I waited for the reply over Skype. The connection was spotty, and I was sure that I had misheard the answer. This was an initial planning call for a workplanning session at our project in Sierra Leone. From my office in Washington, DC, I was conducting this call to work out the logistics: dates, venue, and…number of participants.
“Yes, William, we have about 130 people attending.”
The year was 2012. I had conducted training sessions for groups this size. I had given presentations to groups several times this size. However, I had not conducted a workplanning session for a group of this size. Trainings and presentations are simple for large groups because the information is primarily going in one direction, that is, from speaker to participants. In a workplanning session, information is traveling in all directions and must be captured into a single coherent plan.
Adding an additional layer of complexity, over half of the participants would be stakeholders from outside the project. Donor representatives, community leaders, organizational partners, and program participants – around 80 in all – would be attending. They wouldn’t have a common practice or terminology around defining strategies and action items. Before we could create a workplan, we would need to harmonize various styles.
I was excited about the opportunity. Our organization wanted to define a collaborative workplanning method. Many of the workplanning sessions I had seen in our and other organizations was conducted by a subset of the management team. A few guests, usually technical experts, might be invited. If additional staff or external stakeholders were involved, it was typically to react to a drafted workplan.
We established three goals for our new approach. First, it could be conducted with large groups comprised of both staff and stakeholders. Second, the approach could be conducted by anyone with fundamental facilitation skills. And, of course, this approach had to produce a functional workplan.
Our work over the next year resulted in STAIRS, now one of ACDI/VOCA’s Signature Tools. The room setup is easy. We need a large room with plenty of empty walls, reams of copy paper, rolls of painting tape, and boxes of markers. No tables are required. Participants work on the walls to increase collaboration and cross-sharing among smaller groups. A lead facilitator provides instructions and support to the smaller groups as the complete the ten steps of STAIRS:
- Design – participants explore the design of the project to ensure a common understanding of the underlying strategy, assumptions, and intended results.
- Recommend – participants share their experiences and perspectives around each of the program areas of the project.
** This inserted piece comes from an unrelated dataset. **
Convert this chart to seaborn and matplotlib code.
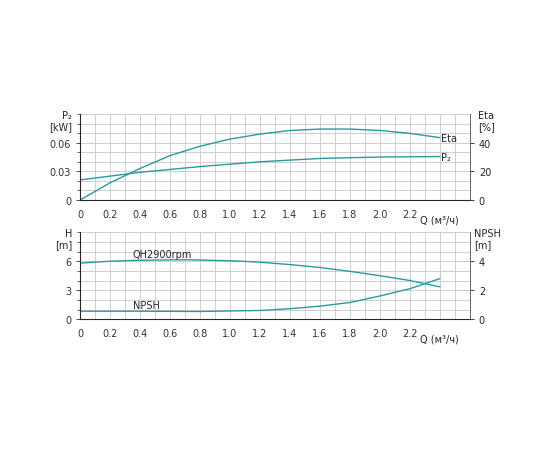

This results in FAD recommendations: Fixes to existing activities, Add new activities, or Drop ineffective ones.
- Phase – activities are divided into blocks of implementation steps. Each block or phase represents a key milestone in the completion of the overall activity.
- Sustain – participants identify local stakeholders and methods to ensure that activities are sustained beyond the current project cycle.
- Measure – indicators are selected for each activity stream to monitor the process and assess outcome results.
- Target – participants identify the specific targets or goals for each of the measures to determine the scope and size of the activities by geographic areas.
- Cross Cut – for project priority areas (ex. gender, youth, environment), participants identify specific leverage points across the activity streams.
- Define – informed by the above (recommendations, sustaining, measures with targets, and cross-cutting topics), participants define the steps within each phase and the number of days to complete each phase.
- Schedule – the steps and number of days are converted into a calendar, and various activity streams are sequenced together.
- Budget – the number of units needed for primary cost drivers are determined across the activity streams.
Prior to the workplan session, the management team reviews and modifies the ten steps to their specific needs and number of days. Four days is recommended, but it has occasionally been modified to as little as two days (although skipping several steps).
We piloted our approach in several countries across many regions, including Sierra Leone, Tanzania, and the Philippines. We facilitated and observed the process. We also collected extensive feedback from participants and the management team. Several insights and recommendations emerged:
- Teambuilding was an output. Although our focus was on generating a workplan, the interactive structure of STAIRS encouraged people to share experiences and listen to other perspectives. Participants saw STAIRS sessions equally as both a teambuilding and planning session.
- Strategy needed to be defined in advance. We developed STAIRS with the assumption that our projects already had a high-level program design. This was usually true. However, in those cases where this had not been done yet or the existing strategy was undergoing a major change, the senior team needed to define this prior to the session.
- Stakeholders gained appreciation. External stakeholders aren’t typically aware of the many intricacies, legal regulations, and extensive steps to conduct project activities. Seeing the process from the inside, stakeholders expressed an appreciation and greater understanding for what a project could realistically achieve and the behind-the-scenes work that staff complete.
We have trained project managers and technical staff both in HQ and in the field on the STAIRS methodology. The sessions they lead are vibrant, productive, and fun. Now, when a project calls about a workplanning session, we say:
“So, you will have 130 participants…that’s all?”